- _GIVEN REQUEST_
Below are some records. Retype exactly the lines from the one containing "What matplotlib code" through the one containing "from matplotlib.patches import Rectangle", both included, skipping every picture.

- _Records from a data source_
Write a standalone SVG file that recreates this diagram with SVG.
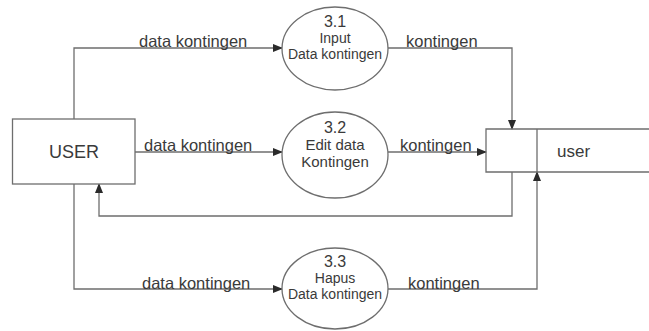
<svg xmlns="http://www.w3.org/2000/svg" width="649" height="331" viewBox="0 0 649 331">
<style>
  .shape { fill: #ffffff; stroke: #6e6e6e; stroke-width: 1.3; }
  .conn { fill: none; stroke: #6e6e6e; stroke-width: 1.3; }
  text { font-family: "Liberation Sans", Arial, sans-serif; fill: #3a3a3a; }
  .lbl { font-size: 16.5px; }
  .num { font-size: 16px; text-anchor: middle; }
  .in { font-size: 14px; text-anchor: middle; }
</style>
<defs>
  <marker id="arr" markerWidth="10" markerHeight="8" refX="9" refY="4" orient="auto" markerUnits="userSpaceOnUse">
    <path d="M0,0 L10,4 L0,8 Z" fill="#2a2a2a"/>
  </marker>
</defs>
<rect width="649" height="331" fill="#ffffff"/>
<g id="connectors">
  <path class="conn" d="M74,119 V48 H282" marker-end="url(#arr)"/>
  <path class="conn" d="M388,48 H512 V129" marker-end="url(#arr)"/>
  <path class="conn" d="M135,152 H282" marker-end="url(#arr)"/>
  <path class="conn" d="M388,152 H486" marker-end="url(#arr)"/>
  <path class="conn" d="M512,172 V216 H99 V184" marker-end="url(#arr)"/>
  <path class="conn" d="M74,184 V289 H282" marker-end="url(#arr)"/>
  <path class="conn" d="M388,289 H537 V172" marker-end="url(#arr)"/>
  <text class="lbl" x="139" y="47">data kontingen</text>
  <text class="lbl" x="406" y="47">kontingen</text>
  <text class="lbl" x="144" y="151">data kontingen</text>
  <text class="lbl" x="400" y="151">kontingen</text>
  <text class="lbl" x="142" y="289">data kontingen</text>
  <text class="lbl" x="408" y="289">kontingen</text>
</g>
<g id="user-entity">
  <rect class="shape" x="12.5" y="119" width="122.5" height="65"/>
  <text x="74" y="158" font-size="18" text-anchor="middle">USER</text>
</g>
<g id="p3-1">
  <ellipse class="shape" cx="335" cy="48.5" rx="53" ry="41.5"/>
  <text class="num" x="335" y="27">3.1</text>
  <text class="in" x="335" y="43">Input</text>
  <text class="in" x="335" y="59">Data kontingen</text>
</g>
<g id="p3-2">
  <ellipse class="shape" cx="335" cy="155" rx="53" ry="43"/>
  <text class="num" x="335" y="133">3.2</text>
  <text x="335" y="150" font-size="15" text-anchor="middle">Edit data</text>
  <text x="335" y="167" font-size="15" text-anchor="middle">Kontingen</text>
</g>
<g id="p3-3">
  <ellipse class="shape" cx="335" cy="288.5" rx="53" ry="40.5"/>
  <text class="num" x="335" y="267">3.3</text>
  <text class="in" x="335" y="283">Hapus</text>
  <text class="in" x="335" y="299">Data kontingen</text>
</g>
<g id="store-user">
  <path class="conn" d="M650,129 H486 V172 H650 M537,129 V172"/>
  <text x="557" y="157" font-size="17">user</text>
</g>
</svg>
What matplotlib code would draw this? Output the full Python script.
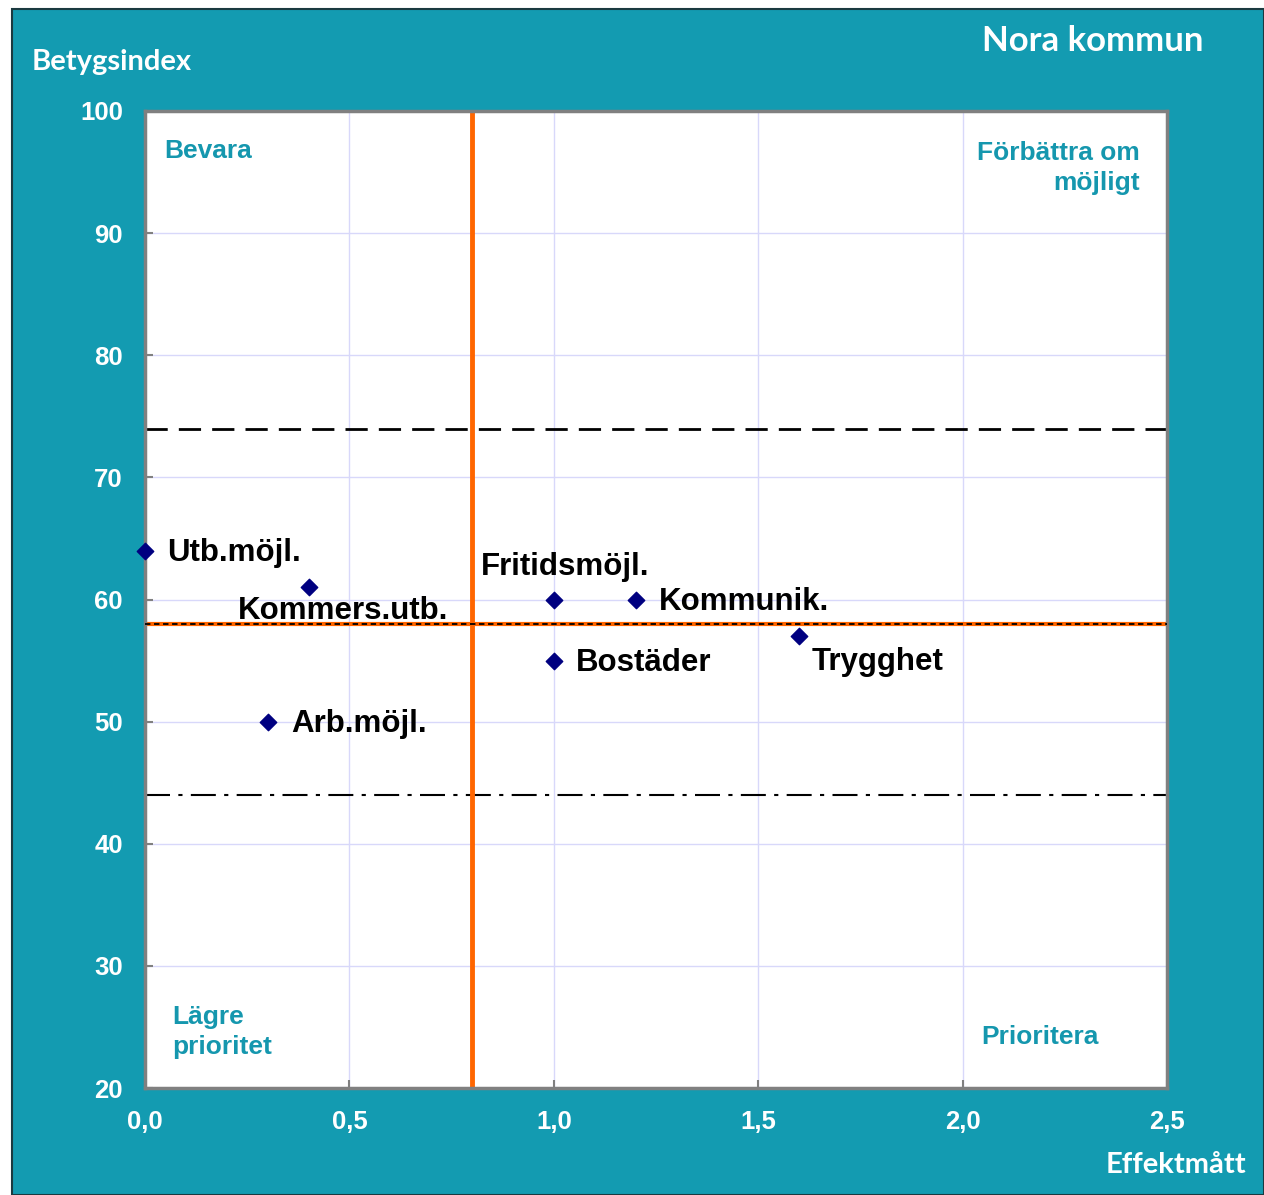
import matplotlib.pyplot as plt
from matplotlib.patches import Rectangle

# data
labels = ['Utb.möjl.', 'Kommers.utb.', 'Arb.möjl.', 'Fritidsmöjl.', 'Bostäder', 'Kommunik.', 'Trygghet']
effekt = [0.0, 0.4, 0.3, 1.0, 1.0, 1.2, 1.6]
betyg = [64, 61, 50, 60, 55, 60, 57]
x_ticks = [0.0, 0.5, 1.0, 1.5, 2.0, 2.5]
x_ticklabels = ['0,0', '0,5', '1,0', '1,5', '2,0', '2,5']
y_ticks = [20, 30, 40, 50, 60, 70, 80, 90, 100]
mean_betyg = 58
upper_ref = 74
lower_ref = 44
mean_effekt = 0.8

teal = '#139BB1'
qcol = '#1597AE'

fig = plt.figure(figsize=(12.64, 11.95), dpi=100)
fig.patch.set_facecolor('white')
bg = Rectangle((12 / 1264, 0), 1 - 12 / 1264, 1 - 9 / 1195,
               transform=fig.transFigure, facecolor=teal,
               edgecolor='#1a3a40', linewidth=1.5, zorder=-10)
fig.add_artist(bg)

ax = fig.add_axes([145 / 1264, 1 - 1088 / 1195, 1022 / 1264, 977 / 1195])
ax.set_zorder(5)
ax.set_facecolor('white')
ax.set_xlim(0, 2.5)
ax.set_ylim(20, 100)
ax.set_xticks(x_ticks)
ax.set_xticklabels(x_ticklabels)
ax.set_yticks(y_ticks)
ax.grid(True, color='#D8D8FA', linewidth=1)
ax.set_axisbelow(True)
for s in ax.spines.values():
    s.set_color('#808080')
    s.set_linewidth(2.5)
ax.tick_params(direction='in', length=6, color='#808080', width=1.5,
               labelcolor='white', labelsize=18.5, pad=16)
for t in ax.get_xticklabels() + ax.get_yticklabels():
    t.set_fontweight('bold')
    t.set_family('Liberation Sans')
ax.tick_params(axis='y', pad=16)

# reference lines
ax.axhline(upper_ref, color='black', lw=2, dashes=(8, 4), zorder=2)
ax.axhline(lower_ref, color='black', lw=1.5, dashes=(12, 4, 2, 4), zorder=2)
ax.axhline(mean_betyg, color='#FF6600', lw=3, zorder=2)
ax.axhline(mean_betyg, color='black', lw=1.3, dashes=(3, 2), zorder=3)
ax.axvline(mean_effekt, color='#FF6600', lw=3.5, zorder=2)

ax.scatter(effekt, betyg, marker='D', s=70, color='#000080', zorder=5, clip_on=False)

# label offsets (points) and alignment
offsets = [(16, -1.5, 'left'), (25, -17, 'center'), (17, -1.5, 'left'), (8, 23.5, 'center'),
           (16, -1.5, 'left'), (17, -1.5, 'left'), (9, -18.5, 'left')]
for lab, xv, yv, (dx, dy, ha) in zip(labels, effekt, betyg, offsets):
    ax.annotate(lab, (xv, yv), xytext=(dx, dy), textcoords='offset points',
                ha=ha, va='center', fontsize=22.5, fontweight='bold',
                family='Liberation Sans', color='black', zorder=6)

# quadrant texts
qkw = dict(transform=ax.transAxes, color=qcol, fontsize=19, fontweight='bold',
           family='Liberation Sans', linespacing=1.3)
ax.text(19 / 1022, 1 - 40 / 977, 'Bevara', ha='left', va='center', **qkw)
ax.text(995 / 1022, 1 - 30 / 977, 'Förbättra om\nmöjligt', ha='right', va='top', **qkw)
ax.text(27 / 1022, 1 - 894 / 977, 'Lägre\nprioritet', ha='left', va='top', **qkw)
ax.text(836 / 1022, 1 - 926 / 977, 'Prioritera', ha='left', va='center', **qkw)

# axis titles
tkw = dict(color='white', fontweight='bold', family='Lato')
fig.text(32 / 1264, 1 - 62 / 1195, 'Betygsindex', ha='left', va='center', fontsize=21, **tkw)
fig.text(1204 / 1264, 1 - 41 / 1195, 'Nora kommun', ha='right', va='center', fontsize=25, **tkw)
fig.text(1246 / 1264, 1 - 1165 / 1195, 'Effektmått', ha='right', va='center', fontsize=21, **tkw)

fig.savefig('out.png', dpi=100)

- _ANSWER TO THE PROBLEM_
What matplotlib code would draw this? Output the full Python script.
import matplotlib.pyplot as plt
from matplotlib.patches import Rectangle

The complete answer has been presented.